_Work to do_
Reproduce the listing word for word, leaving every picture behind.

─── Dataset excerpt

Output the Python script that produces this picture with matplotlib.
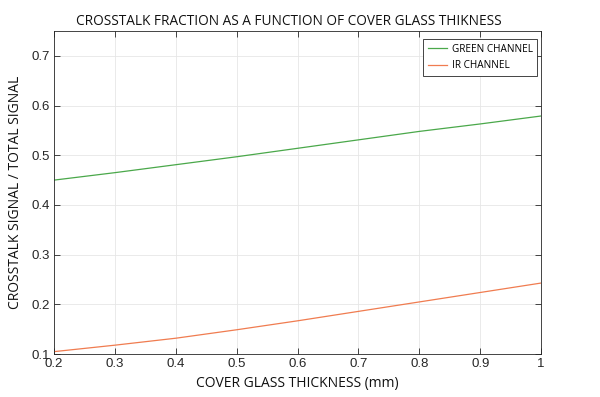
import matplotlib.pyplot as plt

# thickness in mm, crosstalk fraction per channel
thickness = [0.2, 0.3, 0.4, 0.5, 0.6, 0.7, 0.8, 0.9, 1.0]
green = [0.450, 0.465, 0.481, 0.497, 0.514, 0.531, 0.548, 0.563, 0.579]
ir = [0.105, 0.118, 0.132, 0.149, 0.167, 0.186, 0.205, 0.224, 0.243]

xticks = [0.2, 0.3, 0.4, 0.5, 0.6, 0.7, 0.8, 0.9, 1.0]
xticklabels = ['0.2', '0.3', '0.4', '0.5', '0.6', '0.7', '0.8', '0.9', '1']
yticks = [0.1, 0.2, 0.3, 0.4, 0.5, 0.6, 0.7]

fig = plt.figure(figsize=(6, 3.97), dpi=100)
ax = fig.add_axes([0.09, 0.108, 0.812, 0.814])

ax.plot(thickness, green, color='#4aa84a', lw=0.9, label='GREEN CHANNEL')
ax.plot(thickness, ir, color='#f07c50', lw=0.9, label='IR CHANNEL')

ax.set_xlim(0.2, 1.0)
ax.set_ylim(0.1, 0.75)
ax.set_xticks(xticks)
ax.set_xticklabels(xticklabels)
ax.set_yticks(yticks)
ax.tick_params(direction='in', top=True, right=True, length=4, width=0.6,
               labelsize=9.5, colors='#262626', pad=3)
for lab in ax.get_xticklabels() + ax.get_yticklabels():
    lab.set_family('Liberation Sans')
ax.grid(True, color='#e6e6e6', lw=0.6)
ax.set_axisbelow(True)
for s in ax.spines.values():
    s.set_color('#262626')
    s.set_linewidth(0.6)

ax.set_title('CROSSTALK FRACTION AS A FUNCTION OF COVER GLASS THIKNESS',
             family='Open Sans', fontsize=9.8, color='#111111', pad=4, x=0.482)
ax.set_xlabel('COVER GLASS THICKNESS (mm)', family='Open Sans', fontsize=10,
              color='#111111', labelpad=4)
ax.set_ylabel('CROSSTALK SIGNAL / TOTAL SIGNAL', family='Open Sans', fontsize=10,
              color='#111111', labelpad=6)

leg = ax.legend(loc='upper right', prop={'family': 'Open Sans', 'size': 7.2},
                fancybox=False, edgecolor='#262626', framealpha=1,
                handlelength=1.9, handletextpad=0.5, borderpad=0.45,
                labelspacing=0.55, borderaxespad=0,
                bbox_to_anchor=(0.992, 0.975))
leg.get_frame().set_linewidth(0.6)

fig.savefig('out.png', dpi=100)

──────

_Expected answer_
Output the Python script that produces this picture with matplotlib.
import matplotlib.pyplot as plt

# thickness in mm, crosstalk fraction per channel
thickness = [0.2, 0.3, 0.4, 0.5, 0.6, 0.7, 0.8, 0.9, 1.0]
green = [0.450, 0.465, 0.481, 0.497, 0.514, 0.531, 0.548, 0.563, 0.579]
ir = [0.105, 0.118, 0.132, 0.149, 0.167, 0.186, 0.205, 0.224, 0.243]

xticks = [0.2, 0.3, 0.4, 0.5, 0.6, 0.7, 0.8, 0.9, 1.0]
xticklabels = ['0.2', '0.3', '0.4', '0.5', '0.6', '0.7', '0.8', '0.9', '1']
yticks = [0.1, 0.2, 0.3, 0.4, 0.5, 0.6, 0.7]

fig = plt.figure(figsize=(6, 3.97), dpi=100)
ax = fig.add_axes([0.09, 0.108, 0.812, 0.814])

ax.plot(thickness, green, color='#4aa84a', lw=0.9, label='GREEN CHANNEL')
ax.plot(thickness, ir, color='#f07c50', lw=0.9, label='IR CHANNEL')

ax.set_xlim(0.2, 1.0)
ax.set_ylim(0.1, 0.75)
ax.set_xticks(xticks)
ax.set_xticklabels(xticklabels)
ax.set_yticks(yticks)
ax.tick_params(direction='in', top=True, right=True, length=4, width=0.6,
               labelsize=9.5, colors='#262626', pad=3)
for lab in ax.get_xticklabels() + ax.get_yticklabels():
    lab.set_family('Liberation Sans')
ax.grid(True, color='#e6e6e6', lw=0.6)
ax.set_axisbelow(True)
for s in ax.spines.values():
    s.set_color('#262626')
    s.set_linewidth(0.6)

ax.set_title('CROSSTALK FRACTION AS A FUNCTION OF COVER GLASS THIKNESS',
             family='Open Sans', fontsize=9.8, color='#111111', pad=4, x=0.482)
ax.set_xlabel('COVER GLASS THICKNESS (mm)', family='Open Sans', fontsize=10,
              color='#111111', labelpad=4)
ax.set_ylabel('CROSSTALK SIGNAL / TOTAL SIGNAL', family='Open Sans', fontsize=10,
              color='#111111', labelpad=6)

leg = ax.legend(loc='upper right', prop={'family': 'Open Sans', 'size': 7.2},
                fancybox=False, edgecolor='#262626', framealpha=1,
                handlelength=1.9, handletextpad=0.5, borderpad=0.45,
                labelspacing=0.55, borderaxespad=0,
                bbox_to_anchor=(0.992, 0.975))
leg.get_frame().set_linewidth(0.6)

fig.savefig('out.png', dpi=100)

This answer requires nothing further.